6 Concurrency Control with Record Locking

Record locking can prevent updates being lost and data inconsistency. But considering the following situation:

  1. Client A transferring money from customer 1's balance to customer 2' balance.
  2. Customer 1's record is now locked.
  3. Client B transferring money from customer 2's balance to customer 1's balance.
  4. Customer 2's record is now locked.
  5. A deadlock occurs since bother clients now waiting for a locked record.
    • A deadlock happens when no update is made and all update requests stuck in a waiting state.
    • All activity comes to a halt and remains at a standstill forever unless the DBMS detects the deadlock and aborts one of the transactions.

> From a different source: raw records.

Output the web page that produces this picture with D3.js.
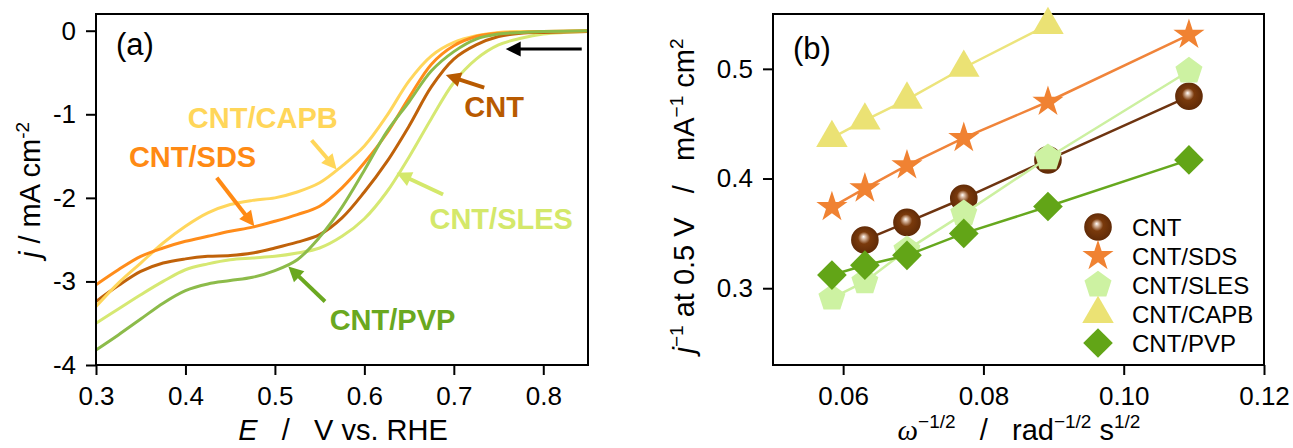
<!DOCTYPE html>
<html>
<head>
<meta charset="utf-8">
<script src="https://cdn.jsdelivr.net/npm/d3@7"></script>
<style>
  body { margin: 0; background: #fff; }
  svg { display: block; font-family: "Liberation Sans", Arial, sans-serif; }
</style>
</head>
<body>
<svg id="fig" width="1293" height="448"></svg>
<script>
// ---- panel (a): LSV curves, j (mA cm-2) vs E (V vs RHE)
const potential = [0.30, 0.325, 0.35, 0.375, 0.40, 0.425, 0.45, 0.475, 0.50, 0.525, 0.55, 0.575,
                   0.60, 0.625, 0.65, 0.675, 0.70, 0.725, 0.75, 0.775, 0.80, 0.85];
const lsvCNT  = [-3.24, -3.05, -2.88, -2.78, -2.73, -2.70, -2.69, -2.66, -2.60, -2.53, -2.44, -2.24,
                 -1.93, -1.57, -1.14, -0.67, -0.34, -0.17, -0.07, -0.03, -0.02, -0.01];
const lsvSDS  = [-3.04, -2.86, -2.70, -2.60, -2.52, -2.46, -2.40, -2.35, -2.28, -2.20, -2.10, -1.88,
                 -1.58, -1.23, -0.80, -0.40, -0.18, -0.07, -0.03, -0.02, -0.01, 0.00];
const lsvCAPB = [-3.30, -3.02, -2.78, -2.54, -2.34, -2.18, -2.08, -2.03, -2.00, -1.93, -1.82, -1.62,
                 -1.38, -1.02, -0.60, -0.30, -0.14, -0.06, -0.02, -0.01, -0.01, 0.00];
const lsvSLES = [-3.50, -3.33, -3.16, -3.00, -2.86, -2.79, -2.74, -2.72, -2.70, -2.66, -2.60, -2.46,
                 -2.25, -1.93, -1.51, -1.05, -0.62, -0.34, -0.17, -0.09, -0.04, -0.01];
const lsvPVP  = [-3.82, -3.64, -3.45, -3.26, -3.11, -3.03, -2.99, -2.95, -2.87, -2.74, -2.47, -2.11,
                 -1.67, -1.21, -0.85, -0.48, -0.25, -0.10, -0.04, -0.02, -0.01, 0.00];

// curve labels + arrows (data coords: [E, j])
const labelNames = ["CNT/CAPB", "CNT/SDS", "CNT", "CNT/SLES", "CNT/PVP"];
const labelAt    = [[0.4027, -1.16], [0.3368, -1.63], [0.7118, -1.03], [0.6728, -2.37], [0.5612, -3.58]];
const arrowFrom  = [[0.541, -1.31], [0.435, -1.76], [0.734, -0.68], [0.688, -1.96], [0.556, -3.24]];
const arrowTo    = [[0.569, -1.66], [0.477, -2.34], [0.691, -0.53], [0.636, -1.70], [0.515, -2.82]];
const scanArrow  = [[0.843, -0.22], [0.758, -0.22]];

const ticksE = [0.3, 0.4, 0.5, 0.6, 0.7, 0.8];
const ticksJ = [0, -1, -2, -3, -4];

// ---- panel (b): Koutecky-Levich, j^-1 at 0.5 V vs omega^-1/2
const omegaInv = [0.0584, 0.0631, 0.0691, 0.0772, 0.0892, 0.1093];
const klCNT  = [null, 0.344, 0.360, 0.382, 0.417, 0.475];
const klSDS  = [0.374, 0.391, 0.412, 0.437, 0.470, 0.531];
const klSLES = [0.291, 0.306, 0.335, 0.368, 0.419, 0.498];
const klCAPB = [0.437, 0.453, 0.472, 0.501, 0.540, null];
const klPVP  = [0.312, 0.321, 0.330, 0.350, 0.3745, 0.417];
const klNames = ["CNT", "CNT/SDS", "CNT/SLES", "CNT/CAPB", "CNT/PVP"];

const ticksW = [0.06, 0.08, 0.10, 0.12];
const ticksK = [0.3, 0.4, 0.5];

// styles
const lsvColor = {"CNT": "#c0620a", "CNT/SDS": "#ff8c1a", "CNT/CAPB": "#ffd65c", "CNT/SLES": "#d6e872", "CNT/PVP": "#8cbb4a"};
const labColor = {"CNT": "#b85a00", "CNT/SDS": "#ff8a14", "CNT/CAPB": "#ffd659", "CNT/SLES": "#d4e86a", "CNT/PVP": "#6aa820"};
const klLine   = {"CNT": "#6e3410", "CNT/SDS": "#f0843a", "CNT/SLES": "#ccf0a0", "CNT/CAPB": "#ece47c", "CNT/PVP": "#66a81e"};
const klFill   = {"CNT": "url(#sphere)", "CNT/SDS": "#f08232", "CNT/SLES": "#cdf2a2", "CNT/CAPB": "#ebe274", "CNT/PVP": "#62a517"};

const svg = d3.select("#fig");
const FONT = 26, TITLE = 29;

// sphere gradient for CNT markers
var grad = svg.append("defs").append("radialGradient").attr("id", "sphere")
  .attr("cx", "50%").attr("cy", "50%").attr("r", "55%").attr("fx", "45%").attr("fy", "38%");
grad.append("stop").attr("offset", "0%").attr("stop-color", "#ffffff");
grad.append("stop").attr("offset", "14%").attr("stop-color", "#d8b8a0");
grad.append("stop").attr("offset", "40%").attr("stop-color", "#7a3a0c");
grad.append("stop").attr("offset", "100%").attr("stop-color", "#5c2806");

function frame(g, x, y) {
  g.append("rect")
    .attr("x", x.range()[0]).attr("y", y.range()[1])
    .attr("width", x.range()[1] - x.range()[0]).attr("height", y.range()[0] - y.range()[1])
    .attr("fill", "none").attr("stroke", "#000").attr("stroke-width", 2);
}

function axes(g, x, y, xt, xminor, yt, yminor, fx, fy) {
  var h = y.range()[0], l = x.range()[0];
  var gx = g.append("g").attr("transform", "translate(0," + h + ")");
  gx.call(d3.axisBottom(x).tickValues(xminor).tickSize(5).tickFormat(""));
  gx.call(d3.axisBottom(x).tickValues(xt).tickSize(10).tickPadding(12).tickFormat(fx));
  var gy = g.append("g").attr("transform", "translate(" + l + ",0)");
  gy.call(d3.axisLeft(y).tickValues(yminor).tickSize(5).tickFormat(""));
  gy.call(d3.axisLeft(y).tickValues(yt).tickSize(10).tickPadding(10).tickFormat(fy));
  g.selectAll(".domain").remove();
  g.selectAll(".tick line").attr("stroke", "#000").attr("stroke-width", 2);
  g.selectAll(".tick text").attr("font-size", FONT).attr("font-family", "Liberation Sans, Arial, sans-serif").attr("fill", "#000");
}

function arrow(g, p0, p1, color, w) {
  var a = Math.atan2(p1[1] - p0[1], p1[0] - p0[0]);
  var L = 15, hw = 7.5;
  var bx = p1[0] - L * Math.cos(a), by = p1[1] - L * Math.sin(a);
  g.append("line").attr("x1", p0[0]).attr("y1", p0[1]).attr("x2", bx + 2 * Math.cos(a)).attr("y2", by + 2 * Math.sin(a))
    .attr("stroke", color).attr("stroke-width", w);
  var px = -Math.sin(a) * hw, py = Math.cos(a) * hw;
  g.append("path")
    .attr("d", "M" + p1[0] + "," + p1[1] + "L" + (bx + px) + "," + (by + py) + "L" + (bx - px) + "," + (by - py) + "Z")
    .attr("fill", color);
}

// ================= panel (a)
var xa = d3.scaleLinear().domain([0.3, 0.85]).range([96, 588]);
var ya = d3.scaleLinear().domain([-4, 0.2]).range([365, 14]);
var ga = svg.append("g");

ga.append("clipPath").attr("id", "clipa").append("rect")
  .attr("x", 96).attr("y", 14).attr("width", 492).attr("height", 351);

var lsv = [
  {name: "CNT/SLES", j: lsvSLES},
  {name: "CNT", j: lsvCNT},
  {name: "CNT/CAPB", j: lsvCAPB},
  {name: "CNT/SDS", j: lsvSDS},
  {name: "CNT/PVP", j: lsvPVP}
];
var lineA = d3.line().x(d => xa(d[0])).y(d => ya(d[1])).curve(d3.curveCatmullRom.alpha(0.5));
ga.append("g").attr("clip-path", "url(#clipa)")
  .selectAll("path").data(lsv).join("path")
  .attr("d", s => lineA(potential.map((e, i) => [e, s.j[i]])))
  .attr("fill", "none").attr("stroke", s => lsvColor[s.name]).attr("stroke-width", 3);

axes(ga, xa, ya, ticksE, [0.35, 0.45, 0.55, 0.65, 0.75, 0.85], ticksJ,
     [-3.5, -2.5, -1.5, -0.5], d3.format(".1f"), d => String(d));
frame(ga, xa, ya);

labelNames.forEach(function(n, i) {
  arrow(ga, [xa(arrowFrom[i][0]), ya(arrowFrom[i][1])], [xa(arrowTo[i][0]), ya(arrowTo[i][1])], labColor[n], 4);
  ga.append("text").attr("x", xa(labelAt[i][0])).attr("y", ya(labelAt[i][1]))
    .attr("font-size", 29).attr("font-weight", "bold").attr("fill", labColor[n]).text(n);
});
arrow(ga, [xa(scanArrow[0][0]), ya(scanArrow[0][1])], [xa(scanArrow[1][0]), ya(scanArrow[1][1])], "#000", 3);

ga.append("text").attr("x", 116).attr("y", 55).attr("font-size", 31).text("(a)");

ga.append("text").attr("transform", "translate(40,190) rotate(-90)").attr("text-anchor", "middle")
  .attr("font-size", TITLE).style("white-space", "pre")
  .call(t => {
    t.append("tspan").attr("font-style", "italic").text("j");
    t.append("tspan").text(" / mA cm");
    t.append("tspan").attr("font-size", 19).attr("dy", -11).text("-2");
  });

ga.append("text").attr("x", 343).attr("y", 440).attr("text-anchor", "middle")
  .attr("font-size", TITLE).style("white-space", "pre")
  .call(t => {
    t.append("tspan").attr("font-style", "italic").text("E");
    t.append("tspan").text("   /   V vs. RHE");
  });

// ================= panel (b)
var xb = d3.scaleLinear().domain([0.05, 0.12]).range([773, 1264]);
var yb = d3.scaleLinear().domain([0.23, 0.55]).range([365, 14]);
var gb = svg.append("g");

axes(gb, xb, yb, ticksW, [0.05, 0.07, 0.09, 0.11], ticksK, [0.25, 0.35, 0.45, 0.55],
     d3.format(".2f"), d3.format(".1f"));
frame(gb, xb, yb);

// marker shapes
var pentagon = {
  draw: function(ctx, size) {
    var r = Math.sqrt(size / 2.3776);
    for (var k = 0; k < 5; k++) {
      var a = -Math.PI / 2 + k * 2 * Math.PI / 5;
      if (k === 0) ctx.moveTo(r * Math.cos(a), r * Math.sin(a)); else ctx.lineTo(r * Math.cos(a), r * Math.sin(a));
    }
    ctx.closePath();
  }
};
var shape = {
  "CNT": {type: d3.symbolCircle, size: 600, rot: 0},
  "CNT/SDS": {type: d3.symbolStar, size: 300, rot: 0},
  "CNT/SLES": {type: pentagon, size: 480, rot: 0},
  "CNT/CAPB": {type: d3.symbolTriangle, size: 430, rot: 0},
  "CNT/PVP": {type: d3.symbolSquare, size: 440, rot: 45}
};
function marker(g, name, x, y) {
  var s = shape[name];
  g.append("path").attr("d", d3.symbol().type(s.type).size(s.size)())
    .attr("transform", "translate(" + x + "," + y + ") rotate(" + s.rot + ")")
    .attr("fill", klFill[name]);
}

var kl = [
  {name: "CNT", v: klCNT},
  {name: "CNT/SDS", v: klSDS},
  {name: "CNT/SLES", v: klSLES},
  {name: "CNT/CAPB", v: klCAPB},
  {name: "CNT/PVP", v: klPVP}
];
var lineB = d3.line().defined(d => d[1] != null).x(d => xb(d[0])).y(d => yb(d[1]));
kl.forEach(function(s) {
  var pts = omegaInv.map((w, i) => [w, s.v[i]]);
  var g = gb.append("g");
  g.append("path").attr("d", lineB(pts)).attr("fill", "none").attr("stroke", klLine[s.name]).attr("stroke-width", 2.5);
  pts.filter(p => p[1] != null).forEach(p => marker(g, s.name, xb(p[0]), yb(p[1])));
});

// legend
klNames.forEach(function(n, i) {
  var y = 227 + i * 29;
  marker(gb, n, 1098, y);
  gb.append("text").attr("x", 1132).attr("y", y).attr("dy", "0.36em").attr("font-size", 24).text(n);
});

gb.append("text").attr("x", 793).attr("y", 59).attr("font-size", 31).text("(b)");

gb.append("text").attr("transform", "translate(694,196) rotate(-90)").attr("text-anchor", "middle")
  .attr("font-size", TITLE).style("white-space", "pre")
  .call(t => {
    t.append("tspan").attr("font-style", "italic").text("j");
    t.append("tspan").attr("font-size", 19).attr("dy", -11).text("\u22121");
    t.append("tspan").attr("dy", 11).text(" at 0.5 V   /   mA");
    t.append("tspan").attr("font-size", 19).attr("dy", -11).text("\u22121");
    t.append("tspan").attr("dy", 11).text(" cm");
    t.append("tspan").attr("font-size", 19).attr("dy", -11).text("2");
  });

gb.append("text").attr("x", 1019).attr("y", 440).attr("text-anchor", "middle")
  .attr("font-size", TITLE).style("white-space", "pre")
  .call(t => {
    t.append("tspan").attr("font-style", "italic").attr("font-family", "Liberation Serif, serif").text("\u03c9");
    t.append("tspan").attr("font-size", 19).attr("dy", -12).text("\u22121/2");
    t.append("tspan").attr("dy", 12).text("   /   rad");
    t.append("tspan").attr("font-size", 19).attr("dy", -12).text("\u22121/2");
    t.append("tspan").attr("dy", 12).text(" s");
    t.append("tspan").attr("font-size", 19).attr("dy", -12).text("1/2");
  });
</script>
</body>
</html>
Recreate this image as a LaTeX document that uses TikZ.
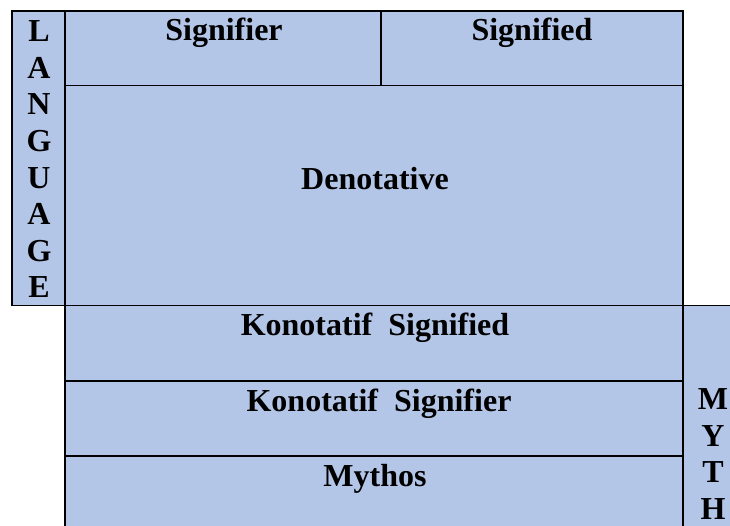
\documentclass[tikz,border=0pt]{standalone}
\usepackage{fontspec}
\setmainfont{Liberation Serif}
\definecolor{cellblue}{HTML}{B4C6E7}
\begin{document}
\begin{tikzpicture}[x=1pt,y=-1pt,
  grid/.style={line width=1.5pt,black},
  label/.style={font=\fontsize{32}{36.6}\selectfont\bfseries,inner sep=0pt,anchor=base},
  column/.style={font=\fontsize{32}{36.6}\selectfont\bfseries,inner sep=0pt,align=center}]
\useasboundingbox (0,0) rectangle (730,526);
\clip (0,0) rectangle (730,526);

% cell backgrounds
\fill[cellblue] (12,11) rectangle (683,305.5);
\fill[cellblue] (65,305.5) rectangle (745,540);

% upper table (language level)
\draw[grid] (12,11) rectangle (683,305.5);
\draw[grid] (65,11) -- (65,540);
\draw[grid] (65,85.5) -- (683,85.5);
\draw[grid] (381,11) -- (381,85.5);

% lower table (myth level)
\draw[grid] (12,305.5) -- (760,305.5);
\draw[grid] (683,305.5) -- (683,540);
\draw[grid] (65,381) -- (683,381);
\draw[grid] (65,456) -- (683,456);

% cell texts
\node[label] (sfr)  at (224,41)    {Signifier};
\node[label] (sfd)  at (532,41)    {Signified};
\node[label] (den)  at (375,189.5) {Denotative};
\node[label] (ksfd) at (375,335.5) {Konotatif\hspace{0.5em}Signified};
\node[label] (ksfr) at (379,411)   {Konotatif\hspace{0.5em}Signifier};
\node[label] (myt)  at (375,486)   {Mythos};

% vertical column headings
\node[column] (lang) at (39,159.4) {L\\A\\N\\G\\U\\A\\G\\E};
\node[column] (myth) at (713,454)  {M\\Y\\T\\H};
\end{tikzpicture}
\end{document}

Dealing with deadlocking using serialisation

Serialisation is a mechanism to ensure there is no transactions overlap in time. A transaction cannot start until the previous one has finished. It is normally implemented using one of the following techniques:

  • timestamp ordering
    • A timestamp is given at the start of each transaction. For two transactions updating the same record, the transaction with the earlier timestamp will be applied first.
    • To avoid updates being lost, each object in the database has a read timestamp and a write timestamp. Those timestamps are updated whenever an object is read or written.
    • When an updated is about to be made, the DBMS checks the read timestamp against the start of the transaction. If the read or write timestamp is newer than the start of the transaction, reject.
  • commitment ordering
    • In this technique, transactions are ordered by their dependencies on each other as well as the time they started.
    • If a transaction has dependecies on another, it is blocked until the dependent-upon transactions have finished/commited.